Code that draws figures
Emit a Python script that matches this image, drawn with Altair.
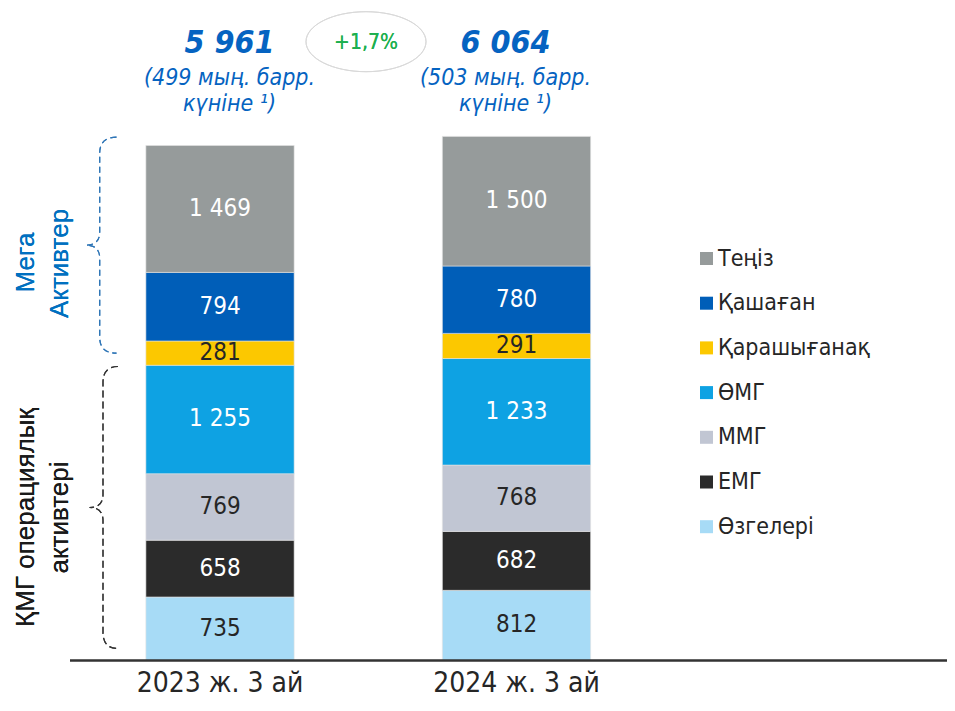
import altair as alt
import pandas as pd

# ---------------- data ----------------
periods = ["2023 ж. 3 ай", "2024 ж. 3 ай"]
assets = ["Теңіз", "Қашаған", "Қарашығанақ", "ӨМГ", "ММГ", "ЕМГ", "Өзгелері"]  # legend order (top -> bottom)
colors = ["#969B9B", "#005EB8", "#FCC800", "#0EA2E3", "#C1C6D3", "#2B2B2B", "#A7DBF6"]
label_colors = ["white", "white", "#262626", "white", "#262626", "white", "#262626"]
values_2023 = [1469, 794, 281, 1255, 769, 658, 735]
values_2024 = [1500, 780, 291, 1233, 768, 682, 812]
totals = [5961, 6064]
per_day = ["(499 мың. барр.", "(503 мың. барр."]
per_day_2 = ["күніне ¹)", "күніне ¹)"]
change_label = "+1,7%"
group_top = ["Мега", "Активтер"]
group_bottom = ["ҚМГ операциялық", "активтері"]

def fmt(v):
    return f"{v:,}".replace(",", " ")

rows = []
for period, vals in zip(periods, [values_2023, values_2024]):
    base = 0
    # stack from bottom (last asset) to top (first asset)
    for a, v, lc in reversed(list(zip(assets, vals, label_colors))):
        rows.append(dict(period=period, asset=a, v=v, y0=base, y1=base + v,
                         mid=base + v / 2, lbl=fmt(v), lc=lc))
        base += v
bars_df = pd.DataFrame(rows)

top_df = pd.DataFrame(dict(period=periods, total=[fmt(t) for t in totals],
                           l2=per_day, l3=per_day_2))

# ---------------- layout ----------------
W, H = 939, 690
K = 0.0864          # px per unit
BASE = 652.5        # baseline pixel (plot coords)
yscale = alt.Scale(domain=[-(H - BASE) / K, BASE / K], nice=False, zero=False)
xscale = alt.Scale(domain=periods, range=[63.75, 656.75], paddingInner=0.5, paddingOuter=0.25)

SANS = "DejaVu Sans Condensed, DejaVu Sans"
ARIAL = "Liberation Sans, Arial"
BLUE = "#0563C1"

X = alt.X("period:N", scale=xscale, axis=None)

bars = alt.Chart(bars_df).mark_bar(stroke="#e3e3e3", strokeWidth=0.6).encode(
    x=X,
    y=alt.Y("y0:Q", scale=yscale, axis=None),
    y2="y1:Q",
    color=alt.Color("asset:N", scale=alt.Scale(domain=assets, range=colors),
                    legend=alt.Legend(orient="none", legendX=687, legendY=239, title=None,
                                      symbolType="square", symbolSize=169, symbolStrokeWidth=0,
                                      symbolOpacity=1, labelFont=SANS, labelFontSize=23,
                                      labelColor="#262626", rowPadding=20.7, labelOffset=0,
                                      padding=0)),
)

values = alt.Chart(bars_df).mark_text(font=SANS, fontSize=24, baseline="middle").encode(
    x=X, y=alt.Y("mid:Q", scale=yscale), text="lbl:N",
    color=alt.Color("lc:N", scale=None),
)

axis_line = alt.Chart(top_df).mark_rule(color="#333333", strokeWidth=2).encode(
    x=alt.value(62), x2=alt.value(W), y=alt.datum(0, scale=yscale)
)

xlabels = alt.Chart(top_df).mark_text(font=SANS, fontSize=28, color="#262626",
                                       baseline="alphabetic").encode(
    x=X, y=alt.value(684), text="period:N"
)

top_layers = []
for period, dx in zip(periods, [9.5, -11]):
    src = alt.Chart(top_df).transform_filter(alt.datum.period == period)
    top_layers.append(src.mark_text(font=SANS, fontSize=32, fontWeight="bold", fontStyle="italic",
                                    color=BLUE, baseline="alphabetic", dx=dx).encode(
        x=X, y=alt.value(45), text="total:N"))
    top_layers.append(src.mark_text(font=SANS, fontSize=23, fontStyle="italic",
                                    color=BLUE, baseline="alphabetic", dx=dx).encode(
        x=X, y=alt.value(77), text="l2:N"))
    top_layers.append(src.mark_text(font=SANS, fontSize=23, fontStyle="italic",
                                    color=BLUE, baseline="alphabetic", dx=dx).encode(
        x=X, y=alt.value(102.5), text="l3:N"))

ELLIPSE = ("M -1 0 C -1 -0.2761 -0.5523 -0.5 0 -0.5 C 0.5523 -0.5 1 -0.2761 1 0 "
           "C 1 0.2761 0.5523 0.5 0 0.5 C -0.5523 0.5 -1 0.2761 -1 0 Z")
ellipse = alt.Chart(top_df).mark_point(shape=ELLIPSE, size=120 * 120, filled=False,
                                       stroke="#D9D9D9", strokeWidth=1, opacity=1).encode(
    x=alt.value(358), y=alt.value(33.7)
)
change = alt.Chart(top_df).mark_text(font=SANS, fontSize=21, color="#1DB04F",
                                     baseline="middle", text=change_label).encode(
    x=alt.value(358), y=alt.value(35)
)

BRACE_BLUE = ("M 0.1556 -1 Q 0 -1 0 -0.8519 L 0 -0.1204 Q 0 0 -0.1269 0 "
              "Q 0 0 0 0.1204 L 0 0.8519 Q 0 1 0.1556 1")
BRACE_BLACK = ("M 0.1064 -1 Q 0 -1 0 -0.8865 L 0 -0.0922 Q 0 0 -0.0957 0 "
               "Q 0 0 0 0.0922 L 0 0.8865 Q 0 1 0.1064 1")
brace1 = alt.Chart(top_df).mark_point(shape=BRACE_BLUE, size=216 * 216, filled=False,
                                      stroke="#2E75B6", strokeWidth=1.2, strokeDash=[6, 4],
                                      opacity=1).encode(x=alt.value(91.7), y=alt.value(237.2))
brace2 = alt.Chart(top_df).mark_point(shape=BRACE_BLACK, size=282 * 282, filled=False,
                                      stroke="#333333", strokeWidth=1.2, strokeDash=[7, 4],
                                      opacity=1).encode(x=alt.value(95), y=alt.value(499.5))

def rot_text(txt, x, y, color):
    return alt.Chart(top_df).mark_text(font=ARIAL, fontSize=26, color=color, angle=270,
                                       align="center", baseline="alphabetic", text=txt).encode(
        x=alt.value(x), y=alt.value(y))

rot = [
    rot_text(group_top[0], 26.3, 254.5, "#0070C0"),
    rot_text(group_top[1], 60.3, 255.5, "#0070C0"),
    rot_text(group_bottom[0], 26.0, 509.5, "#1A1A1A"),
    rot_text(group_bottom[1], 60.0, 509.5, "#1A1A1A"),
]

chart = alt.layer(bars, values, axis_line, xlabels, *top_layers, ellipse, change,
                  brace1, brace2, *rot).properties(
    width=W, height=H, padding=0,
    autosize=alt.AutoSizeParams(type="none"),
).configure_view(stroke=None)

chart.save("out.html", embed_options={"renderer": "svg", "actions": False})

---

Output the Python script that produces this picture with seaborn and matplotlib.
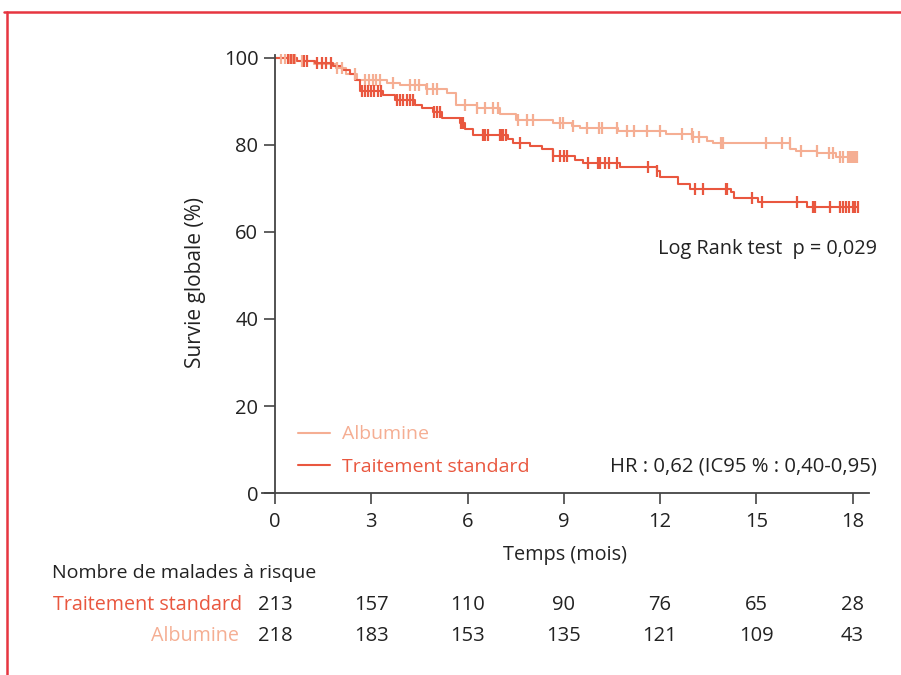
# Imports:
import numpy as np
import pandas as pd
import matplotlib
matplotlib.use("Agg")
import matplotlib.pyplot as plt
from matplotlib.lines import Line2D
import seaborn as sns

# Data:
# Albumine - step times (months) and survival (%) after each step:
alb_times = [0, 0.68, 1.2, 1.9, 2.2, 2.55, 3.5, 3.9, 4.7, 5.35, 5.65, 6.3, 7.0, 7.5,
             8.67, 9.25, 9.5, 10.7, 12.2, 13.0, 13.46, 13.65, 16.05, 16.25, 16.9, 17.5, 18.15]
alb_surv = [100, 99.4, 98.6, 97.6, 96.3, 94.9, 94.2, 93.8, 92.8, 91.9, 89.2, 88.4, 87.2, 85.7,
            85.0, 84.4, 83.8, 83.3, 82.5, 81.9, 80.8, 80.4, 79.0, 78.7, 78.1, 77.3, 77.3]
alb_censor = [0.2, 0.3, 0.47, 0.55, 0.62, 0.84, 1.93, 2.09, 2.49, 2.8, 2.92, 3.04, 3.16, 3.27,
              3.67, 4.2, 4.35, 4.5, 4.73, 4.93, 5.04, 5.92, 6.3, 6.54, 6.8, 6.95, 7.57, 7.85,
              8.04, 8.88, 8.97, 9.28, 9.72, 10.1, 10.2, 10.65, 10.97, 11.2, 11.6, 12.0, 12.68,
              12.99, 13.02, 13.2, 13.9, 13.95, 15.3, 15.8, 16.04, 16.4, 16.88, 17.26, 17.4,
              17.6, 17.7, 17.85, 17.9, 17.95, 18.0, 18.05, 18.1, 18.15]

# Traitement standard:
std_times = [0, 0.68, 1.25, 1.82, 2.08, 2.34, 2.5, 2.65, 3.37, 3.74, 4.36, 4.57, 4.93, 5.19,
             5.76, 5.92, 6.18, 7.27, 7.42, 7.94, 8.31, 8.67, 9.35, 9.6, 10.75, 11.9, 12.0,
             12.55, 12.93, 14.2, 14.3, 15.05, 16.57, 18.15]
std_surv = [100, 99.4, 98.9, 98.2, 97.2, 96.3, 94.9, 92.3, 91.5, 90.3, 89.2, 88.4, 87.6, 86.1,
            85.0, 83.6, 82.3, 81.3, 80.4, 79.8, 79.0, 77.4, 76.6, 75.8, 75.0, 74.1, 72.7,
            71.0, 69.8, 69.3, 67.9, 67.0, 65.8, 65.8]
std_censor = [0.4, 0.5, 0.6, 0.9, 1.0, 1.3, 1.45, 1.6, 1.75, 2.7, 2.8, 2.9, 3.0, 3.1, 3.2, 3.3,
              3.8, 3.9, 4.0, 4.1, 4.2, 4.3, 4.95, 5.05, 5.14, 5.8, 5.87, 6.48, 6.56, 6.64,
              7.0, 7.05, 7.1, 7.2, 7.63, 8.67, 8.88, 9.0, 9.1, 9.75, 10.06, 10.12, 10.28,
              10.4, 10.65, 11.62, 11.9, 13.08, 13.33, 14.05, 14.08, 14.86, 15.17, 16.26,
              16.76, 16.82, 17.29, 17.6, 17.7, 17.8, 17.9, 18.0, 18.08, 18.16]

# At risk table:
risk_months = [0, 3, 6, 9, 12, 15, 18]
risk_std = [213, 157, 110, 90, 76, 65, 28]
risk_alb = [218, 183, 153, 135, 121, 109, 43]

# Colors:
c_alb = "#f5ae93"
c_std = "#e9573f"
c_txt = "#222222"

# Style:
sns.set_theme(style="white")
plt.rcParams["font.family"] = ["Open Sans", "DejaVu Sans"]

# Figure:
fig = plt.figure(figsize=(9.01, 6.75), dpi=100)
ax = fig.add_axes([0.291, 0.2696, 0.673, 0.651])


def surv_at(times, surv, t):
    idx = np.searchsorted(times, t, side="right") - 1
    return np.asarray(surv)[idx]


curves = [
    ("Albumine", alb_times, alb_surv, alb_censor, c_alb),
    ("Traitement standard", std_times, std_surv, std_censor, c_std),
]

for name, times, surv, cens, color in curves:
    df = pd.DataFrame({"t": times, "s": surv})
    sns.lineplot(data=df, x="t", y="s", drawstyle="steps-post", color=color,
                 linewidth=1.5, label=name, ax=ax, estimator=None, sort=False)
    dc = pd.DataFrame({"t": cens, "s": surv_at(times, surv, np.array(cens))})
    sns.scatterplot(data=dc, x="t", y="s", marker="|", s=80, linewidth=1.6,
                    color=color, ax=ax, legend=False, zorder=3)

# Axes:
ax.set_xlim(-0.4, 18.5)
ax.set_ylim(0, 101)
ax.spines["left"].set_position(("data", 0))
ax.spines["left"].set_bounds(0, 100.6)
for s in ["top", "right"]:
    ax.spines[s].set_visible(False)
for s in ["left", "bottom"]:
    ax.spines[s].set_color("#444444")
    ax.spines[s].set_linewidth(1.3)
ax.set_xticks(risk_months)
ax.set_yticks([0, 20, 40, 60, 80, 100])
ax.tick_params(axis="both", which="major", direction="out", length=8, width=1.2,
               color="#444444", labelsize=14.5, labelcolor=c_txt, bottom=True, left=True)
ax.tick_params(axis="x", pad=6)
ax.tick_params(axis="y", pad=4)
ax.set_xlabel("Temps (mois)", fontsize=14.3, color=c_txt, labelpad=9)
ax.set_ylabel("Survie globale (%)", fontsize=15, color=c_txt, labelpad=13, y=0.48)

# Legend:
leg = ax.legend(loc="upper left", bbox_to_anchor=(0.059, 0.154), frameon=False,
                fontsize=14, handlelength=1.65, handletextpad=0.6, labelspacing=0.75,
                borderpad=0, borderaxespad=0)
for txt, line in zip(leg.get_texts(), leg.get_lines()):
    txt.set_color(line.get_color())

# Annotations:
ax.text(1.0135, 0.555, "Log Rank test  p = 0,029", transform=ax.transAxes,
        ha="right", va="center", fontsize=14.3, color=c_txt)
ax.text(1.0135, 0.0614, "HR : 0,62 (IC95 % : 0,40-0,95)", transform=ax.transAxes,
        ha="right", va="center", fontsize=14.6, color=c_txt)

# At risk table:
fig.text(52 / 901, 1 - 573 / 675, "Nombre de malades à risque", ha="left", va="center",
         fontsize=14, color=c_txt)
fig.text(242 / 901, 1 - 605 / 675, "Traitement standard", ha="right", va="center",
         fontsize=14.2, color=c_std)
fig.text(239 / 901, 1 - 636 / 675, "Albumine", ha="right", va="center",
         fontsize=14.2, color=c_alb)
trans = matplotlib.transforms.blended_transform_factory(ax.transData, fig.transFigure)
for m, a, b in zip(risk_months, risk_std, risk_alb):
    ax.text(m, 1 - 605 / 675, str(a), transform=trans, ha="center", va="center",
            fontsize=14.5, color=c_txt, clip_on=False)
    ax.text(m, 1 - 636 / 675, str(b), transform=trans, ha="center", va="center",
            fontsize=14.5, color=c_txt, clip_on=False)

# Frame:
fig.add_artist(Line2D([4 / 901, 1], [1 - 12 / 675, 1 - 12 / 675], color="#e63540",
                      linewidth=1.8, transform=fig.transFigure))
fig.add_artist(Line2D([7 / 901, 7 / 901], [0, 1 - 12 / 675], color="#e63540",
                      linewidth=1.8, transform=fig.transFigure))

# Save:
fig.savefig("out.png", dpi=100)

■ Written request: In the listing above, find the line with "Output the Python" and the line with "import seaborn as sns". Set down exactly those lines and everything between them, skipping pictures.

■ Response for this exercise:
Output the Python script that produces this picture with seaborn and matplotlib.
# Imports:
import numpy as np
import pandas as pd
import matplotlib
matplotlib.use("Agg")
import matplotlib.pyplot as plt
from matplotlib.lines import Line2D
import seaborn as sns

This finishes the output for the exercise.